I admit: we owe a huge debt to the Sinn Fein leadership for manoeuvring their organisation so successfully behind the peace process. Let me also admit that they got no assistance from this column (not that that made any difference either way). But I did pour scorn on what they were doing, and I was wrong.
With that out of the way, might we not ask ourselves: Are we not plumbing the depths of the utterly ludicrous in asking Sinn Fein to give its approval to the new Northern Ireland Police Service? Is the approval of Maurice Hayes and Monsignor Denis Faul, men of towering integrity and unimpeachable moral authority, not enough to be getting on with?
Join the Garda
For what is the nature of the police force which Sinn Fein will endorse? Since the party does not encourage young nationalists in the Republic to join the Garda Siochana, we may take it that that force falls short of the mark. So what will meet Sinn Fein requirements - other, that is, than equipping the Provi RA with nice state-supplied balaclavas, and nice state-supplied baseball bats?
We have already had a couple of tests to show how strong the Sinn Fein stomach is in these matters. Its leaders, to judge from their refusal to call on people to assist the investigation into the Omagh bombing, would rather the bombers go free than see them apprehended by the RUC. This is the basic benchmark by which we may test the attitude of these people: and we might ask, what rules have they and we got in common if they prefer mass murderers to go free than be processed by the imperfect organisation called the Royal Ulster Constabulary?
They have, of course, some experience of mass murder. Omagh was not unique or pioneering in any sense. The people who lead Sinn Fein-IRA were prominent in the organisation at the time of the Birmingham bombings, which killed 21 people. The authors of that atrocity have never been brought to justice. ???????????ein Ard Comhairle. Should we be surprised that an organisation which can effortlessly close ranks behind the butchers of Birmingham instinctively places the security of the fellow-bombers of Omagh before the rights of the bereaved of either place?
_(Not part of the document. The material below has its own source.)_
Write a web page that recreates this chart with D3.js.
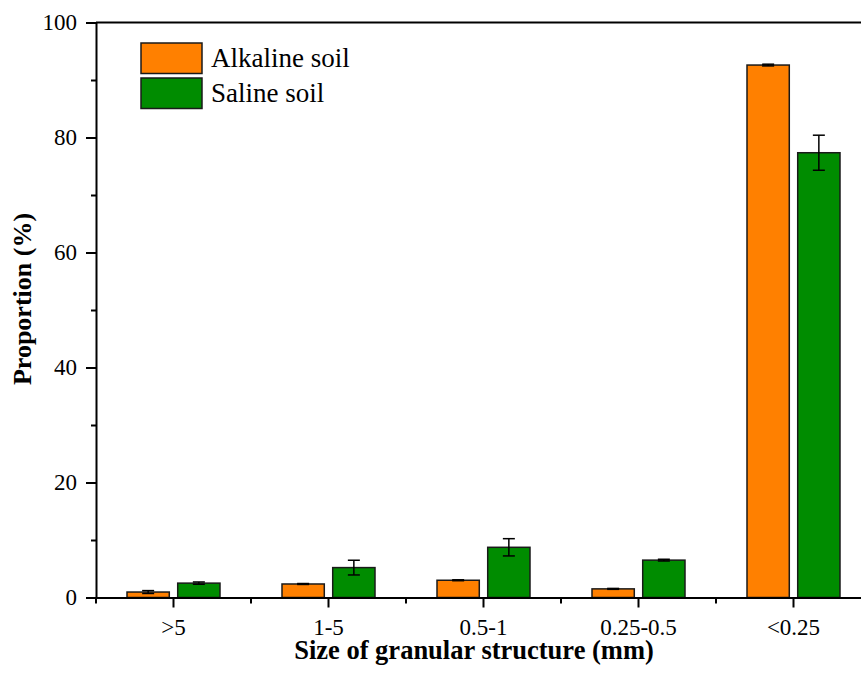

Nor law nor civic duty come before the commands of the Sinn Fein tribe, which claim moral and legal pre-eminence over its members. Sinn Fein lies outside civic society. Its rules are self-generated, discrete, immune to judgment or interference from outside. Sinn Fein in this sense is not a political movement but a sect, whose every instinct is not to support the institutions of the state - any state - except on terms which make it impossible for others so to subscribe.
Omagh atrocity
What kind of Garda Siochana would it be which would win the whole-hearted approval of Sinn Fein, and which young Shinners would be encouraged to join? Would it be a police force in any recognisable sense? And if Sinn Fein culturally is incapable of assisting even An Garda Siochana in its investigations of the Omagh atrocity, is it humanly possible to create a police force in Northern Ireland to which the Shinners would name the Omagh bombers? Or is that rather like asking a mullah to have a bath with a pig?
This is before we even consider that Sinn Fein wants full disclosure from everyone in Derry on Bloody Sunday to the Saville Enquiry, except from the IRA - a position so bizarrely self-contradictory that it makes my head swim. In this hallucinatory hall of mirrors, our temples throbbing in disbelief, we receive sanctimonious little homilies on what constitutes a proper police force, not from the heroes of the RUC who have held the line for decades, but from an organisation which has an illegal standing army that has never stopped recruiting or resupplying itself and which, like the Swiss, has stored vast arsenals against some future requirement (and which - you never know - might include bumping a few of the new police off).
And we are asking this organisation to give us its permission for the formation of a police service for Northern Ireland? Does the Consistory of Cardinals seek the advice of the ladies from the Shangri La Massage Parlour and Escort Service on sexual morality? And do we not know in our hearts that it is not possible for a police force to receive the imprimatur of the Army Council of the IRA and remain a police force?
Cross-community
Paramilitary approval aside, there is no such thing as a cross-community police force anywhere in the world. Police forces are drawn from the lower middle classes, not from the rich, not from the very poor. This is true everywhere, for all sorts of reasons; and it will never be the case that police forces are welcome in very poor areas, be they the Bronx, Kilbarrack or Ballymurphy. The poor do not consent to be policed: they accept that it is so.
Moroever, police forces are seldom if ever consciously created to cope with the peculiar demands of a divided society. The Palestine police, officered by ex-RIC men, was one example. Police forces consciously recruited to be representative of a divided society will inevitably reflect the divisions. Instead of a non-politicised police force, and in the absence of an officer corps of neutral outsiders, as the Irish were in Palestine, you will have a deeply political and partisan one.
In other words, the longer the RUC survives as it is, the better.